(2008/Horror/Warner Bros. Blu-ray + DVD-Video)
Sound: B/B- Extras: D Film: C-
The Horror genre is still in flux, making money the cheap
and easy way while real fans wonder if a good film will get made and if so, will
people see it. Writer Jake Wade Wall was
already behind scripting the remakes of When
A Stranger Calls (which almost worked) and The Hitcher (which did not) so when we saw he was writing an
original script for Amusement
(2008), would he turn out to have original ideas that would make for a good
thriller or not? The results show that
there are ideas there, but they just get drowned by every cliché in the book.
A man with an 18-wheeler may be a killer (think Duel for a few seconds) who seems to
have abducted a girl who he is beating up, but the cover-up is that she is
mentally ill. There is at least one
killer on the loose and a childhood incident is supposedly again the blame, but
the situation becomes so elaborate that it becomes quickly contrived and even
if the makes had more money to play with, the script cannot keep it
afloat. At times, you hope this might
turn into a smart thriller, but by the time shades of torture porn surface
making it look like every low-budget disaster we have seen lately, forget it.
The result? Very
few will be amused.

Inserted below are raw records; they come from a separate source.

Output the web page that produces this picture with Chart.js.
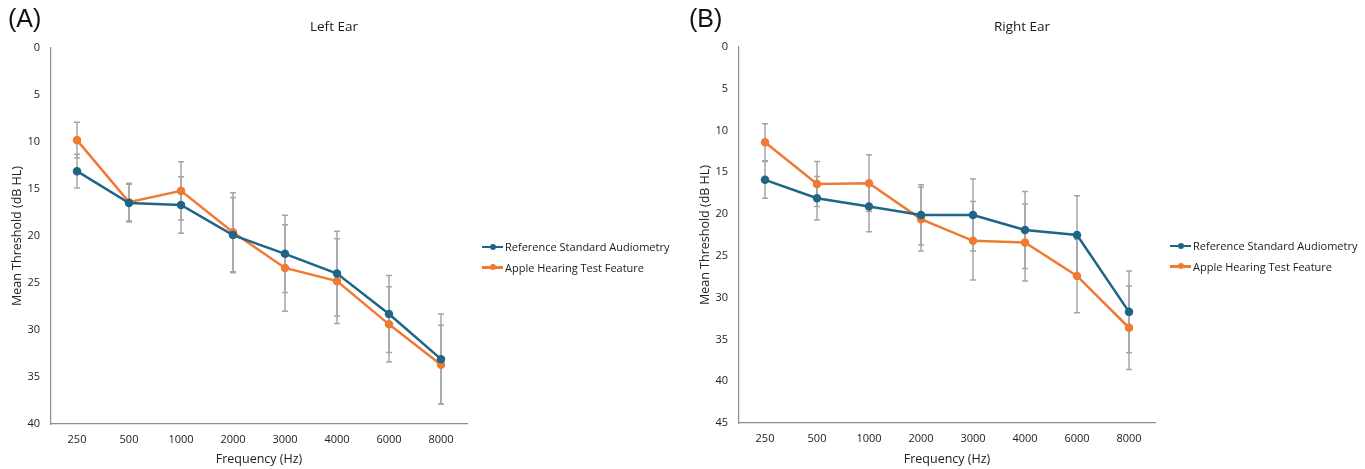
<!DOCTYPE html>
<html>
<head>
<meta charset="utf-8">
<script src="https://cdn.jsdelivr.net/npm/chart.js@4.4.1/dist/chart.umd.min.js"></script>
<style>
  body { margin: 0; background: #fff; font-family: "Open Sans", sans-serif; }
  #wrap { position: relative; width: 1365px; height: 469px; overflow: hidden; }
  .panel { position: absolute; top: 0; height: 469px; }
  .tag { position: absolute; top: 4px; font: 25px "Liberation Sans", Arial, sans-serif; color: #111; }
  .ttl { position: absolute; top: 17px; font-size: 13.5px; color: #1a1a1a; transform: translateX(-50%); white-space: nowrap; }
  .leg { position: absolute; font-size: 11px; color: #1a1a1a; }
  .leg div { height: 20.5px; line-height: 20px; white-space: nowrap; }
  .leg span { display: inline-block; width: 21px; height: 2.5px; vertical-align: middle; position: relative; margin-right: 2px; top: -1px; }
  .leg span:after { content: ""; position: absolute; left: 7.5px; top: -2px; width: 6px; height: 6px; border-radius: 50%; background: inherit; }
</style>
</head>
<body>
<div id="wrap">
  <div class="panel" style="left:0;width:680px"><canvas id="left" width="680" height="469"></canvas></div>
  <div class="panel" style="left:680px;width:685px"><canvas id="right" width="685" height="469"></canvas></div>
  <div class="tag" style="left:8px">(A)</div>
  <div class="tag" style="left:689px">(B)</div>
  <div class="ttl" style="left:334px">Left Ear</div>
  <div class="ttl" style="left:1022px">Right Ear</div>
  <div class="leg" style="left:482px;top:237px">
    <div><span style="background:#1f6587"></span>Reference Standard Audiometry</div>
    <div><span style="background:#f07a33"></span>Apple Hearing Test Feature</div>
  </div>
  <div class="leg" style="left:1170px;top:236px">
    <div><span style="background:#1f6587"></span>Reference Standard Audiometry</div>
    <div><span style="background:#f07a33"></span>Apple Hearing Test Feature</div>
  </div>
</div>
<script>
// frequencies
const freqs = ['250', '500', '1000', '2000', '3000', '4000', '6000', '8000'];

// left ear
const leftRef = [13.1, 16.5, 16.7, 19.9, 21.9, 24.0, 28.3, 33.1];
const leftRefSd = [1.8, 2.0, 3.0, 4.0, 4.1, 4.5, 4.1, 4.8];
const leftApple = [9.8, 16.4, 15.2, 19.6, 23.4, 24.8, 29.4, 33.7];
const leftAppleSd = [1.9, 2.0, 3.1, 4.2, 4.6, 4.5, 4.0, 4.2];

// right ear
const rightRef = [15.9, 18.1, 19.1, 20.1, 20.1, 21.9, 22.5, 31.7];
const rightRefSd = [2.2, 2.6, 3.0, 3.6, 4.3, 4.6, 4.7, 4.9];
const rightApple = [11.4, 16.4, 16.3, 20.6, 23.2, 23.4, 27.4, 33.6];
const rightAppleSd = [2.2, 2.7, 3.4, 3.8, 4.7, 4.6, 4.4, 5.0];

const BLUE = '#1f6587';
const ORANGE = '#f07a33';

// error bars drawn under the lines
const errorBars = {
    id: 'errorBars',
    beforeDatasetsDraw(chart) {
        const ctx = chart.ctx;
        const x = chart.scales.x, y = chart.scales.y;
        ctx.save();
        ctx.strokeStyle = '#a6a6a6';
        ctx.lineWidth = 1.5;
        chart.data.datasets.forEach(ds => {
            ds.data.forEach((v, i) => {
                const px = x.getPixelForValue(i);
                const top = y.getPixelForValue(v - ds.sd[i]);
                const bot = y.getPixelForValue(v + ds.sd[i]);
                ctx.beginPath();
                ctx.moveTo(px, top); ctx.lineTo(px, bot);
                ctx.moveTo(px - 3, top); ctx.lineTo(px + 3, top);
                ctx.moveTo(px - 3, bot); ctx.lineTo(px + 3, bot);
                ctx.stroke();
            });
        });
        ctx.restore();
    }
};

function makeSeries(label, data, sd, color) {
    return {
        label: label,
        data: data,
        sd: sd,
        borderColor: color,
        backgroundColor: color,
        borderWidth: 2.5,
        pointRadius: 3,
        pointHoverRadius: 3,
        tension: 0
    };
}

function makeChart(id, refData, refSd, appleData, appleSd, yMax, padRight, yWidth, top, titlePad) {
    const tickFont = { family: 'Open Sans', size: 11 };
    const titleFont = { family: 'Open Sans', size: 12.5 };
    return new Chart(document.getElementById(id), {
        type: 'line',
        data: {
            labels: freqs,
            datasets: [
                makeSeries('Reference Standard Audiometry', refData, refSd, BLUE),
                makeSeries('Apple Hearing Test Feature', appleData, appleSd, ORANGE)
            ]
        },
        options: {
            responsive: false,
            animation: false,
            layout: { padding: { top: top, right: padRight, left: 0, bottom: 0 } },
            plugins: { legend: { display: false }, tooltip: { enabled: false } },
            scales: {
                x: {
                    offset: true,
                    grid: { display: false, drawTicks: false },
                    border: { color: '#8c8c8c', width: 1.2 },
                    ticks: { color: '#222', font: tickFont, padding: 9, maxRotation: 0 },
                    title: { display: true, text: 'Frequency (Hz)', color: '#222', font: titleFont, padding: { top: 0, bottom: 2 } },
                    afterFit: s => { s.height = 469 - top - (424 - 48); }
                },
                y: {
                    reverse: true,
                    min: 0,
                    max: yMax,
                    grid: { display: false, drawTicks: false },
                    border: { color: '#8c8c8c', width: 1.2 },
                    ticks: { stepSize: 5, color: '#222', font: tickFont, padding: 11 },
                    title: { display: true, text: 'Mean Threshold (dB HL)', color: '#222', font: titleFont, padding: { top: titlePad, bottom: 0 } },
                    afterFit: s => { s.width = yWidth; }
                }
            }
        },
        plugins: [errorBars]
    });
}

makeChart('left', leftRef, leftRefSd, leftApple, leftAppleSd, 40, 213, 51, 48, 10);
makeChart('right', rightRef, rightRefSd, rightApple, rightAppleSd, 45, 210, 59, 47, 18);
</script>
</body>
</html>
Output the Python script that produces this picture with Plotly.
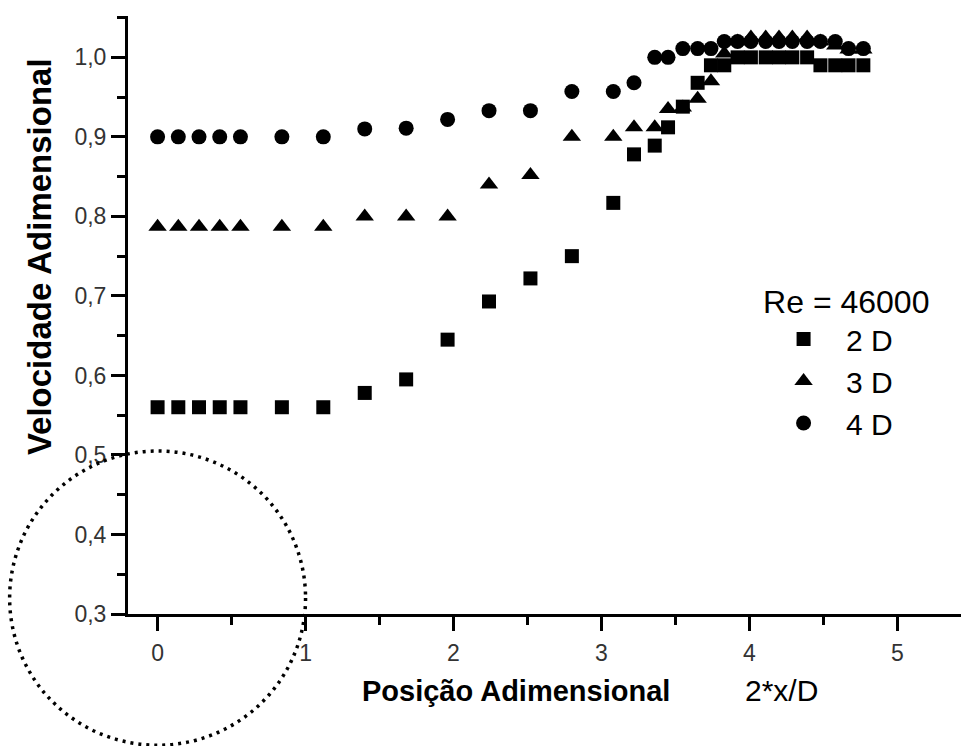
import plotly.graph_objects as go

# Dimensionless position 2*x/D of each measuring station
posicao = [0.00, 0.14, 0.28, 0.42, 0.56, 0.84, 1.12, 1.40, 1.68, 1.96, 2.24,
           2.52, 2.80, 3.08, 3.22, 3.36, 3.45, 3.55, 3.65, 3.74, 3.83, 3.92,
           4.01, 4.11, 4.20, 4.29, 4.39, 4.48, 4.58, 4.67, 4.77]

# Dimensionless velocity for each nozzle-to-plate distance (Re = 46000)
vel_2d = [0.560, 0.560, 0.560, 0.560, 0.560, 0.560, 0.560, 0.578, 0.595, 0.645,
          0.693, 0.722, 0.750, 0.817, 0.878, 0.889, 0.912, 0.938, 0.968, 0.990,
          0.990, 1.000, 1.000, 1.000, 1.000, 1.000, 1.000, 0.990, 0.990, 0.990,
          0.990]
vel_3d = [0.787, 0.787, 0.787, 0.787, 0.787, 0.787, 0.787, 0.800, 0.800, 0.800,
          0.840, 0.852, 0.900, 0.900, 0.912, 0.912, 0.935, 0.937, 0.948, 0.970,
          1.005, 1.020, 1.025, 1.025, 1.025, 1.025, 1.025, 1.020, 1.015, 1.010,
          1.010]
vel_4d = [0.900, 0.900, 0.900, 0.900, 0.900, 0.900, 0.900, 0.910, 0.911, 0.922,
          0.933, 0.933, 0.957, 0.957, 0.968, 1.000, 1.000, 1.011, 1.011, 1.011,
          1.020, 1.020, 1.020, 1.020, 1.020, 1.020, 1.020, 1.020, 1.020, 1.011,
          1.011]

series_names = ["2 D", "3 D", "4 D"]
x_ticks = [0, 1, 2, 3, 4, 5]
y_ticks = [0.3, 0.4, 0.5, 0.6, 0.7, 0.8, 0.9, 1.0]

# Highlighted region around the jet axis (dotted ellipse)
destaque_centro = (0.0, 0.32)
destaque_raio_x = 1.0
destaque_raio_y = 0.185

X_RANGE = [-0.2, 5.43]
Y_RANGE = [0.3, 1.052]

FONT = "Liberation Sans, Arial, sans-serif"

fig = go.Figure()
symbols = ["square", "triangle-up", "circle"]
sizes = [14, 16, 15]
for name, vals, sym, sz in zip(series_names, [vel_2d, vel_3d, vel_4d], symbols, sizes):
    fig.add_trace(go.Scatter(
        x=posicao, y=vals, name=name, mode="markers",
        marker=dict(symbol=sym, size=sz, color="black", line=dict(width=0)),
        cliponaxis=False,
    ))

# Ellipse in paper coordinates so it is not clipped by the plot area
xs = X_RANGE[1] - X_RANGE[0]
ys = Y_RANGE[1] - Y_RANGE[0]
cx, cy = destaque_centro
fig.add_shape(
    type="circle", xref="paper", yref="paper",
    x0=(cx - destaque_raio_x - X_RANGE[0]) / xs,
    x1=(cx + destaque_raio_x - X_RANGE[0]) / xs,
    y0=(cy - destaque_raio_y - Y_RANGE[0]) / ys,
    y1=(cy + destaque_raio_y - Y_RANGE[0]) / ys,
    line=dict(color="black", width=3.5, dash="3px,5px"),
    layer="above",
)

axis_common = dict(
    showline=True, linecolor="black", linewidth=3, mirror=False,
    showgrid=False, zeroline=False, ticks="outside", ticklen=14,
    tickwidth=3, tickcolor="black",
    tickfont=dict(family=FONT, size=23, color="#333333"),
)

fig.update_xaxes(
    range=X_RANGE, tickvals=x_ticks, tickformat="d",
    minor=dict(ticks="outside", ticklen=8, tickwidth=3, tickcolor="black", dtick=0.5,
               tick0=0),
    ticklabelstandoff=2,
    **axis_common,
)
fig.update_yaxes(
    range=Y_RANGE, tickvals=y_ticks, tickformat=".1f",
    minor=dict(ticks="outside", ticklen=8, tickwidth=3, tickcolor="black", dtick=0.05,
               tick0=0.3),
    **axis_common,
)

fig.add_annotation(
    text="<b>Velocidade Adimensional</b>", textangle=-90,
    xref="paper", yref="paper", x=-0.106, y=0.598,
    xanchor="center", yanchor="middle", showarrow=False,
    font=dict(family=FONT, size=33, color="black"),
)
fig.add_annotation(
    text="<b>Posição Adimensional</b>",
    xref="paper", yref="paper", x=0.466, y=-0.128,
    xanchor="center", yanchor="middle", showarrow=False,
    font=dict(family=FONT, size=29, color="black"),
)
fig.add_annotation(
    text="2*x/D",
    xref="paper", yref="paper", x=0.785, y=-0.128,
    xanchor="center", yanchor="middle", showarrow=False,
    font=dict(family=FONT, size=30, color="black"),
)

fig.update_layout(
    width=961, height=746,
    margin=dict(l=128, r=0, t=16, b=132),
    paper_bgcolor="white", plot_bgcolor="white",
    separators=",.",
    showlegend=True,
    legend=dict(
        title=dict(text="Re = 46000", font=dict(family=FONT, size=32, color="black")),
        font=dict(family=FONT, size=30, color="black"),
        x=0.76, y=0.573, xanchor="left", yanchor="top",
        bgcolor="rgba(0,0,0,0)", itemwidth=75, tracegroupgap=0,
    ),
)

fig.write_html("out.html")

The unknown cast is
interesting, but left with nothing to do, wasted.
The 1080p 2.35 X 1 digital High Definition image is softer
than it should be for a new shoot, with detail issues, though color can be good
in shots and is not totally gutted out.
This looks worse on the two picture options on the DVD: anamorphically
enhanced widescreen and a dumb pan & scan edition for old analog TVs. The Dolby TrueHD 5.1 mix has some good
moments, but is also flatter than it should be for a Horror film and suggests
budgetary limits, as well as some of the imagination. Marco Beltrami actually did the score. The Dolby Digital 5.1 mix on both versions is
weaker, needless to say, and there are no extras. That is odd too since the cheapest of Horror
DVDs tend to have them, but both discs offer a Digital Copy DVD-ROM for PC and
PC portable devices so you can see the film in more places. Was that necessary?